The lines of trust, trust boundaries, or trusted configuration lines in Cyber Security — essentially, how systems, devices, and users establish and maintain trust through configuration settings and security policies.

Trust Lines / Trust Boundaries

These define what components trust each other and where trust should stop. It’s a core idea in security architecture.

  • A firewall marking the boundary between a trusted internal network and the untrusted
  • A DMZ (demilitarized zone) between a public web server and a private database server.
  • Zero Trust Architecture removes implicit trust between segments and always verifies.

Configuration Areas Related to Trust

  • Network Trust Configuration
        VLANs and subnets with defined trust levels.
        Firewall rules to segment traffic.

        VPN configurations for secure remote access.

  • Identity & Access Management (IAM)
        Configuring SSO, MFA, and role-based access control (RBAC).
        Trust relationships between domains or identity providers (e.g., SAML, OAuth).

        Federation trusts in Active Directory.

  • Certificate & PKI Configuration
        Trust stores (trusted root CAs) on clients and servers.
        Certificate pinning or validation logic.

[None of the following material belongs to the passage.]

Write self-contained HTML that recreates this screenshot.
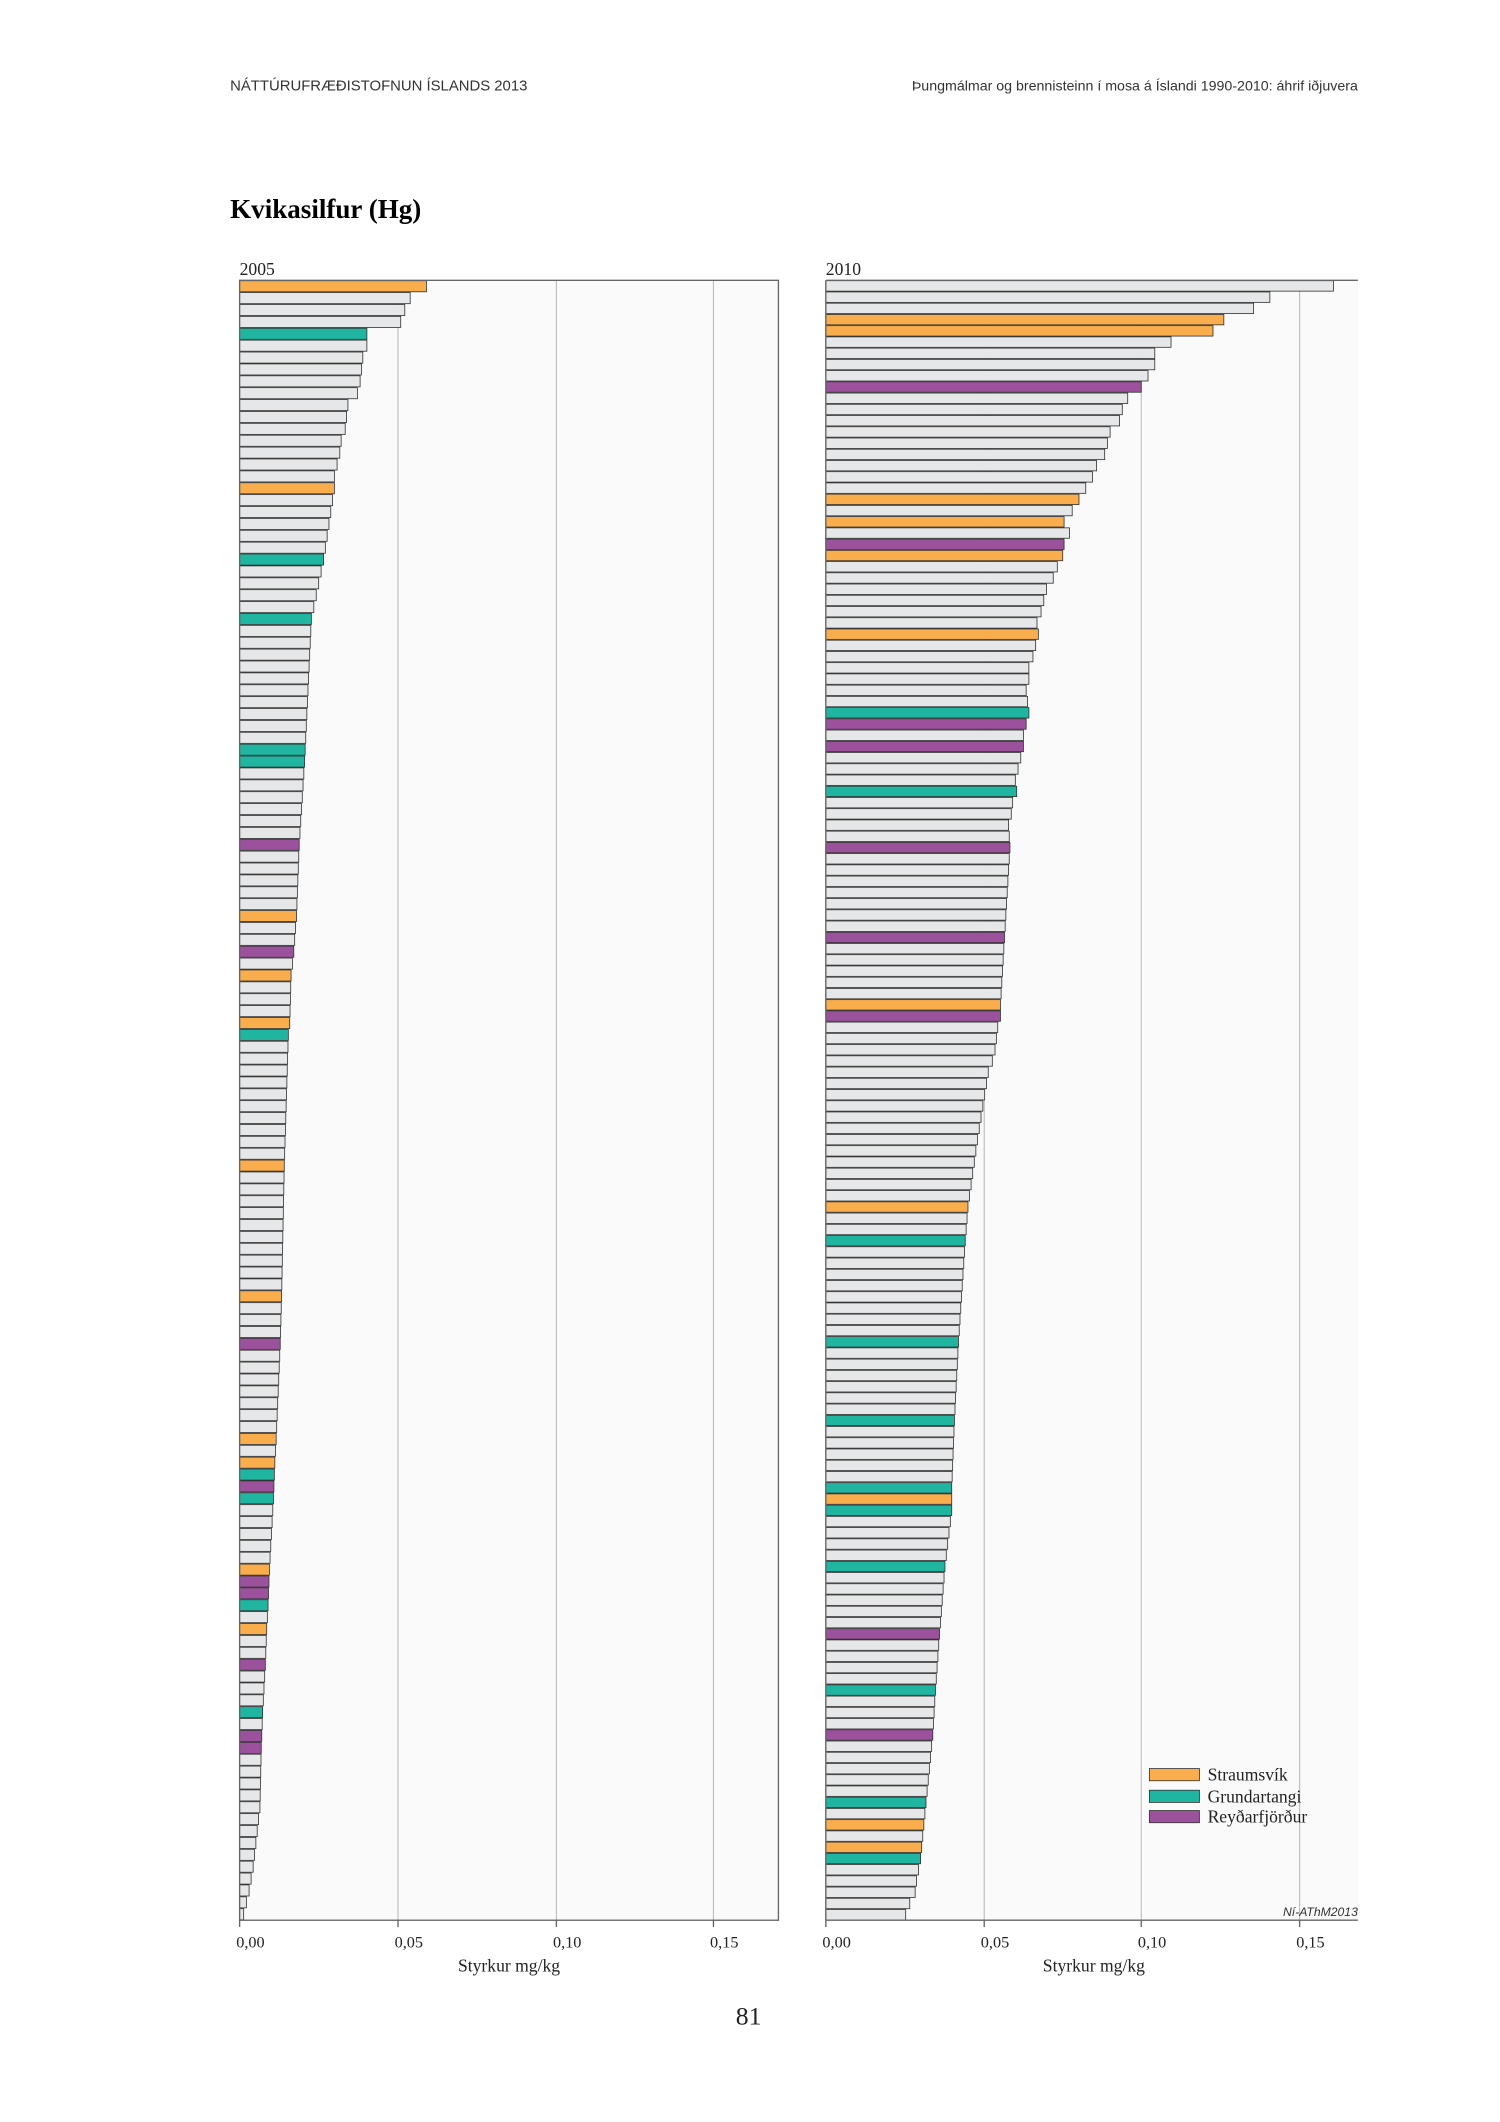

        TLS/SSL configuration settings.

  • Endpoint Security Configuration
        Trusted boot and secure boot.
        Application allowlisting (e.g., Microsoft AppLocker).

        Trusted platform modules (TPM) for hardware trust.

  • Cloud & API Trust Settings
        API key management and token scopes.
        Cloud IAM policies for cross-account access.

        Identity federation between cloud providers.

Lines of Configuration That Define Trust

These are often policy-driven or infrastructure-defined. Think of them as literal "lines" in config files or settings that define trusted behavior:

Examples :

  • trusted_hosts = ["10.0.0.1", "10.0.0.2"]
  • AllowUsers admin@trusted.domain.com
  • trust-policy.json (AWS IAM or GCP IAM)
  • /etc/hosts.allow and /etc/hosts.deny
  • Azure conditional access policies defining trusted locations/devices.

Best Practices

  • Least privilege: Trust as little as possible by default.
  • Explicit trust: Define it clearly, avoid implicit assumptions.
  • Segment and isolate: Use microsegmentation or container isolation.
  • Audit and monitor: Track how trust is established and used.
  • Automate validation: CI/CD tools and policy-as-code (e.g., OPA) can validate trust configs.